The challenge was to find the first common parent of any two leaf nodes. What this boils down to is finding the common tail of two linked lists, which is a typical student assignment. It gets a bit more complicated in C, But then there are also some fun optimisations available in C. I'll get to that next post.
The standard way to solve this common-tail-of-linked-lists problem is to get the length of both lists, chop the front off the longer list to make both lists the same length, then walk along them comparing the elements pairwise from both lists. If any of the elements are equal, then the two lists merge, and they have a common tail (and thus the leaves have a common ancestor).
There are some issues with this naive approach, like the fact that getting the length of a linked list requires us to visit every element of the list. This means we walk along each list twice. This is a problem for long lists, and it is also not the absolute best solution, which is an important consideration for getting job interviews!
The task also had an extra condition: I couldn't declare any new Classes (the task was actually for java programmers), and I couldn't modify any existing classes. I interpreted that to mean no new structures in C, and not changing the provided structure, which heavily limited my possible answers.

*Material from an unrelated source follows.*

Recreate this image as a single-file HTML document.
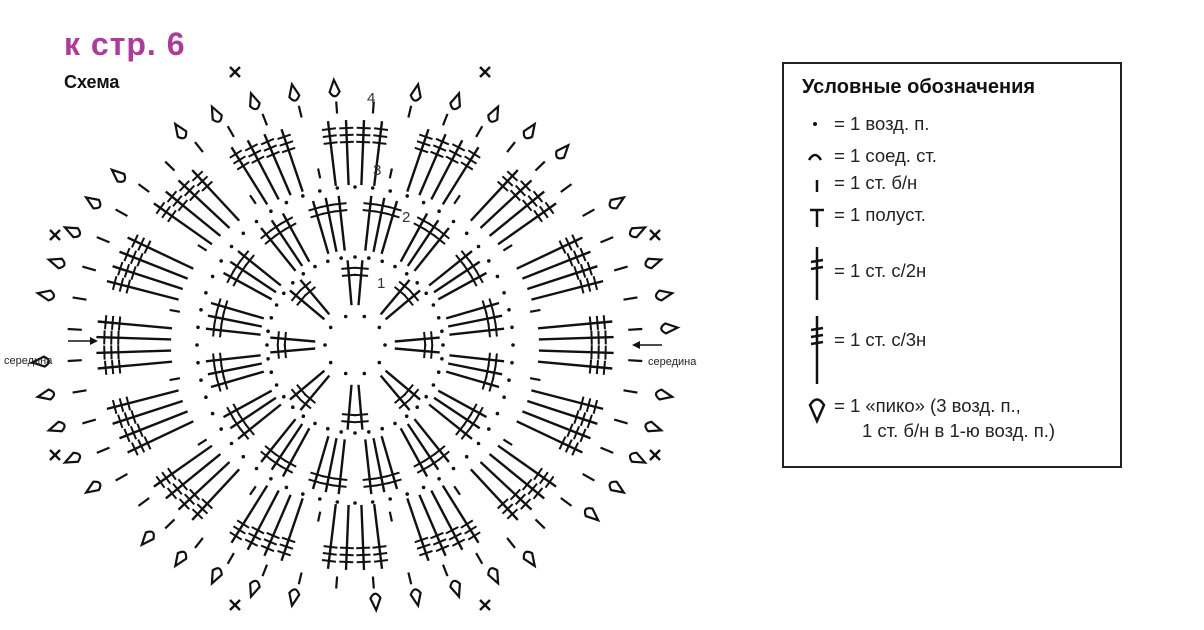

So here it is, the simple, rather dull way of doing it. Next up, I make it a bit faster, and much more confusing.
#include <stdio.h>
#include <stdlib.h>
#include <assert.h>
/*One item in the linked list*/
typedef struct TreeNodeStruct {
struct TreeNodeStruct* parent;
} TreeNode;
/*Return the length of the linked list*/
int branchLength ( TreeNode* A) {
int lengthA;
for (lengthA=1; A->parent!=NULL; A=A->parent) {
lengthA++;
}
return lengthA;
}
/* Move along the linked list by <length> elements */
TreeNode* drop (TreeNode* T, int length) {
int i;
for (i=0; i<length; i++) {
T=T->parent;
}
return T;
}
/* Take two leaf nodes, traverse towards the root node until we find a common node (if any) */
TreeNode* findFirstCommonAncestor (TreeNode* A, TreeNode* B) {
int lengthA,lengthB, diff;
TreeNode* C;
if (!(A&&B)){return NULL;}
lengthA = branchLength(A);
lengthB = branchLength(B);
diff = lengthA-lengthB;
/*Drop the front of the longest list to make both lists the same length */
if (diff>=0) {
A=drop(A,diff);
} else {
B=drop(B,-diff);
}
/* Now compare the lists element by element. If the elements are the same, we have found the common ancestor */
for (A=A; A!=NULL; A=A->parent) {
if (A==B) { return A;}
B=B->parent;
}
return NULL;
}
/* Test function: Create a linked list to test our functions on */
TreeNode* makeBranch (TreeNode* parent, int length) {
int i;
TreeNode* t;
TreeNode* prev_t = parent;
for (i=0;i<length; i++) {
t = (TreeNode*) calloc(1,sizeof(TreeNode));
t->parent = prev_t;
prev_t=t;
}
return t;
}
void test () {
TreeNode* R = (TreeNode*) calloc(1,sizeof(TreeNode));
TreeNode* Rbranch = makeBranch(R,200);
TreeNode* A = makeBranch(NULL, 10);
TreeNode* B = makeBranch(NULL, 5);
TreeNode* C = makeBranch(R, 10);
TreeNode* D = makeBranch(R, 5);
TreeNode* E = makeBranch(Rbranch, 1000);
TreeNode* F = makeBranch(Rbranch, 500);
int i;
for (i=0; i<1000000; i++) {
//Check we handle NULL correctly
TreeNode* res = findFirstCommonAncestor(NULL, NULL);
assert(res==NULL);
//Check branches from different trees (no common root)
res = findFirstCommonAncestor(A,B);
assert(res==NULL);
//Check branches are separate up to the tree root
res = findFirstCommonAncestor(C,D);
assert(res==R);
//Check degenerate case
res = findFirstCommonAncestor(R,R);
assert(res==R);
//Check a real case
res = findFirstCommonAncestor(E,F);
assert(res==Rbranch);
//Check branchLength(B)>branchLength(A)
res = findFirstCommonAncestor(F,E);
assert(res==Rbranch);
}
}
int main(int argc, char* argv[])
{
test();
}